然而,差额选举之所以成为问题,其原因是出在选村民委员会干部的具体手续上。亦即,村民委员会选举的议席(即主任、副主任和委员)是否将三种选举的内容个别举行,乃是问题之所在(注8)。全国性法规『村民委员会组织法』中,规定「村民委员会主任、副主任及委员一般由村民直接选出」,此点几乎是普遍性的规定,但「一般由村民直接选出」则似可包括由村民代表会议或各户代表间接选举的规定在内(如福建、陜西、青海、河北等)。
的确,以中国的现状而言,若虑及人口流动性之高,分散型居住形态或农民的政治成熟度等,对于部分地域存在倾向间接选举方式一事,绝非有何不自然之处。例如在出外劳动者高达50%的农村中,村内残留者多为儿童与老人,此时当然只能考虑变通的办法。此外,于交通不发达地域实施选举大会时,其所伴随的困难亦极易想象。更何况要寻获容纳全体村民的会场设施亦极困难。
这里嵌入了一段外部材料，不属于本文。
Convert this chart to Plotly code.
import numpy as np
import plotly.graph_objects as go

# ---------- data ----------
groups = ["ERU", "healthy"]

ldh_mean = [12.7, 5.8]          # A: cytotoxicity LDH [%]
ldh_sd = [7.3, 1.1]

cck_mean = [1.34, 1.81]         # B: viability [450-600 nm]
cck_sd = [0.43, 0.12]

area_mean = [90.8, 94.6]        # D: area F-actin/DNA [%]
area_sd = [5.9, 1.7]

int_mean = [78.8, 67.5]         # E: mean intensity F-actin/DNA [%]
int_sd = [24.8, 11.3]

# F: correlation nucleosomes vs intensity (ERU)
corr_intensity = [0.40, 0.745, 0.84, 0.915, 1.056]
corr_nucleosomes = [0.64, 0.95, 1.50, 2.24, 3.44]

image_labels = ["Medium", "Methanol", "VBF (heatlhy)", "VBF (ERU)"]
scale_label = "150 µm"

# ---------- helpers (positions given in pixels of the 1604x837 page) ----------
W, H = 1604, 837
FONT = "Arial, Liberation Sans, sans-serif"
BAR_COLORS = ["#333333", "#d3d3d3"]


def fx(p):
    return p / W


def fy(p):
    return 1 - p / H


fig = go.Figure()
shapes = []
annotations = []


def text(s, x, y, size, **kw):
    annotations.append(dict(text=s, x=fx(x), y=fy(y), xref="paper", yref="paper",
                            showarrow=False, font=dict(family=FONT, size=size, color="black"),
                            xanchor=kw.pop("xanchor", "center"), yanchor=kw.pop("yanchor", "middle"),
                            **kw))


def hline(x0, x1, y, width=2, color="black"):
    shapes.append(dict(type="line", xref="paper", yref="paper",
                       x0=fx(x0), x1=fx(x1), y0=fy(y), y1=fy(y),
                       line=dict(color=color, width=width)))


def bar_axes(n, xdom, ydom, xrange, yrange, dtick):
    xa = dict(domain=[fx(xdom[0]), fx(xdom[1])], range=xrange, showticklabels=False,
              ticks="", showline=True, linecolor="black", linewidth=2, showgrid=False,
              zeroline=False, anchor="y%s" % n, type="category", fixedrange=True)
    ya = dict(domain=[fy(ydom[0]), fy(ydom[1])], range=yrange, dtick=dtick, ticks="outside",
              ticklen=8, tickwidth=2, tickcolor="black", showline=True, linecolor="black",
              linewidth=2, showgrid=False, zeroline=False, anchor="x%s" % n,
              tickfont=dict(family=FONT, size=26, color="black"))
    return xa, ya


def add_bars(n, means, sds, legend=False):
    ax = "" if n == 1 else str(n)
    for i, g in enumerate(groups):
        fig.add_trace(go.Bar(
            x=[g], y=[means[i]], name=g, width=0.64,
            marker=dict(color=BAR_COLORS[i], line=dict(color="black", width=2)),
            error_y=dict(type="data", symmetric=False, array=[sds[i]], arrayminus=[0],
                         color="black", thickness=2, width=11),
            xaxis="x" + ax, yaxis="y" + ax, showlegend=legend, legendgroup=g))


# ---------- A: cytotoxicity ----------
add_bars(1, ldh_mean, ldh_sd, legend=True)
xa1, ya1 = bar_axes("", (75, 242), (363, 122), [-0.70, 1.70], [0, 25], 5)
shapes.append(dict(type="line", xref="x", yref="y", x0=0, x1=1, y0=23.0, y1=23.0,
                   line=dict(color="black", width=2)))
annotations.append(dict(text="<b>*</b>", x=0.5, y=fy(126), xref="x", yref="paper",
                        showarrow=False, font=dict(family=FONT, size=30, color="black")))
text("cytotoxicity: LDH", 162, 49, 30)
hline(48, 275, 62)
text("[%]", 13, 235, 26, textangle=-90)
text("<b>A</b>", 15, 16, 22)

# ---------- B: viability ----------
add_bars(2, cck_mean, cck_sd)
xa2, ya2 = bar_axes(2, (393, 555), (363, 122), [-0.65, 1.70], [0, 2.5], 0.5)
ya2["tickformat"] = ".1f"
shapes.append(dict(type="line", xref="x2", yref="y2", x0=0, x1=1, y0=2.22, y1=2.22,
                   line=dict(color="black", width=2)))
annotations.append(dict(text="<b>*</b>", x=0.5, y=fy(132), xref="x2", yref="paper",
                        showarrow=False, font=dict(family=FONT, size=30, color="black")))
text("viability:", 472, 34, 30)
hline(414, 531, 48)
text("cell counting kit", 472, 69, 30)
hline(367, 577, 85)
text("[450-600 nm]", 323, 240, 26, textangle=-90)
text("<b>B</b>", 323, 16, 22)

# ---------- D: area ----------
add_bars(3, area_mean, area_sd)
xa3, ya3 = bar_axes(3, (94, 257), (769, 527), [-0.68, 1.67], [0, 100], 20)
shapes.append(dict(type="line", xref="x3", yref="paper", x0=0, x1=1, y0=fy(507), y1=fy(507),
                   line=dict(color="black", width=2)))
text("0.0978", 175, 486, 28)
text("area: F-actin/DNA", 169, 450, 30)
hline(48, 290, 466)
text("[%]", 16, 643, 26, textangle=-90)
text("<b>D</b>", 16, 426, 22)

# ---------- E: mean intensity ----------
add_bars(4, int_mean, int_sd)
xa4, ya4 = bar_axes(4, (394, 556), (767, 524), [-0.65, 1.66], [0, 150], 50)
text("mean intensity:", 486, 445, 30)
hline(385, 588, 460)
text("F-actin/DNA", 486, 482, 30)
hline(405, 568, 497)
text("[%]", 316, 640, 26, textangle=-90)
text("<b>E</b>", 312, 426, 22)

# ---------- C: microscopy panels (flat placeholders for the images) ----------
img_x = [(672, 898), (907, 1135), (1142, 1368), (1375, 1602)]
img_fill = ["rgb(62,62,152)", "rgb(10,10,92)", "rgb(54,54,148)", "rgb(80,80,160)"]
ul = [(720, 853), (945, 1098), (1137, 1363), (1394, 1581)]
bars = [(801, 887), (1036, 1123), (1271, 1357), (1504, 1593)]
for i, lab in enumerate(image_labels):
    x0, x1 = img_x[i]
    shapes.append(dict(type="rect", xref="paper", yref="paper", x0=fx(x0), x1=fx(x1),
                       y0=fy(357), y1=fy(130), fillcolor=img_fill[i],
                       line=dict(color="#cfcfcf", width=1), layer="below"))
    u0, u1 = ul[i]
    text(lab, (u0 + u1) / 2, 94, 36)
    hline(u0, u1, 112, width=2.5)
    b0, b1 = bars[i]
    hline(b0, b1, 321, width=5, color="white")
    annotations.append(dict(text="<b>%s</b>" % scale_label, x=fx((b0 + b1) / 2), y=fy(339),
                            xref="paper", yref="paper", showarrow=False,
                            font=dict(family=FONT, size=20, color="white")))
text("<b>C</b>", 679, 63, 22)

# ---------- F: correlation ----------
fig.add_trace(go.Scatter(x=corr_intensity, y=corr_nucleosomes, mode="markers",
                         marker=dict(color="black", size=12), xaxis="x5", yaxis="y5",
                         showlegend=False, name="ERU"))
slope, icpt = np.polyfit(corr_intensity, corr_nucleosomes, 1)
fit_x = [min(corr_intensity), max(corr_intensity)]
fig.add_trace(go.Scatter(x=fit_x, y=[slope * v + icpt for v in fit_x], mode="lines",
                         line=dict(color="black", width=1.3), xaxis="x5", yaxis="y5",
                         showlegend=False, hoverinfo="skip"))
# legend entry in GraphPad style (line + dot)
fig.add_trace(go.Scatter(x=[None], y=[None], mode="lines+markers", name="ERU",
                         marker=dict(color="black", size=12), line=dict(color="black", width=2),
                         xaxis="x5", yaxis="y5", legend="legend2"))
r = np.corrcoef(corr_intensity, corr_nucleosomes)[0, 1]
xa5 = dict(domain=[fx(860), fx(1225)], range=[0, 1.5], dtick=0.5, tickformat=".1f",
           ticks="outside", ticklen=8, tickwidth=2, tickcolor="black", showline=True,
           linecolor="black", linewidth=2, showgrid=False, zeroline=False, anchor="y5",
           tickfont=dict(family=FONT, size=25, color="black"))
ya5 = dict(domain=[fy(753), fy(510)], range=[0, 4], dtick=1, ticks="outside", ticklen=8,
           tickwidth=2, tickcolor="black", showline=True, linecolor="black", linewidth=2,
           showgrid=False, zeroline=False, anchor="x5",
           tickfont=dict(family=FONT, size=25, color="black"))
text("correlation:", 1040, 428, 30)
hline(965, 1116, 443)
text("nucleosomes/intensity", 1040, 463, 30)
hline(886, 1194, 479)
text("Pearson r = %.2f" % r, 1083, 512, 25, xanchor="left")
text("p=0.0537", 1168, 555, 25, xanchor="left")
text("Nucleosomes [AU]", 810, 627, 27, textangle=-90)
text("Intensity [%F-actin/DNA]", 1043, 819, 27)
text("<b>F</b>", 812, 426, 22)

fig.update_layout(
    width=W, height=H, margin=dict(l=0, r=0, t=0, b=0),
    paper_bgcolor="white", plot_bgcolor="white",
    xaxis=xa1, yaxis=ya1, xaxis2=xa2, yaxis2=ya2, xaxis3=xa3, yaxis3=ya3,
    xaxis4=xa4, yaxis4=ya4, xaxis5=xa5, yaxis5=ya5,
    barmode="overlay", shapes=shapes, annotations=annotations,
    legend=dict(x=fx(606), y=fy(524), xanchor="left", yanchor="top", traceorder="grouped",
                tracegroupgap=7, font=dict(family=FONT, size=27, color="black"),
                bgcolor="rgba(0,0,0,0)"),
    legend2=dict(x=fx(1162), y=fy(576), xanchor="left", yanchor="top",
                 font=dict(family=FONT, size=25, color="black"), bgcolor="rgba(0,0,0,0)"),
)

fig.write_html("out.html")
同时,在意识较低的村落中,亦有于选举时以「误工补贴」之名支给具劳动填补意义之选举实施津贴,但若村的财政无某程度的余裕时,事实上此点必将是不可能达成。
另一种因应中国的状况而采用的方式,即是「流动选举站」和委托投票的形态。在重庆市的事例中,其选举办法第24条及25条中,规定以不识字者或不在者为对象的代理投票制度。至于「流动选举站」则是「在不方便前往中心会场、投票站进行投票时,得设置流动投票箱。对于各个投票箱应指定3名以上的投票监察员负责事务。」(第23条)。
同时,第23条后段规定候选人本人以及「候选人直系亲族不得担任投票监视及开票集票业务」,试图避免宗族支配选举的事态。但相反地,中国之所以有必要做此种规定,乃是证明宗族势力干涉选举之事确实正在进行。事实上,依半正式的社会研究著作『中国人民大学社会发展报告(1994-1995)』所载(特别于「乡村宗族活动问题」一章中),指出「某些地方以宗族势力代替基层组织」,批判「宗族势力的协议直接支配基层组织的选举,它在维持方秩序上扮演一定的机能,但亦有部分地方政府竟以屈服与其妥协」(注9)。
无记名秘密投票制度虽未规定于『村民委员会组织法』,但若由各地方性规定来看,可知其相当普及。以重庆市为例,其规定的第22条即表明「村民委员会选举一律采用、实施无记名投票方式」。同时,在1992年第一次选举中,甚至有地区是由选民每人各持一粒豆子,由其将豆粒放置于侯选人前方的碗中,以此进行投票的运作者(青海省太和县)。在我们此次的调查中,四川省彭山县在上次选举中有七个乡镇以举手方式投票。此等措施是虑及文盲们的投票问题,但现行规定中则采用上述代书员制度乃至于委托投票制度,而禁止举手投票的方式。在此次调查的所有对象中,均是实施差额选举、直接选举、秘密无记名投票制度,故可确认其已有一定程度的落实。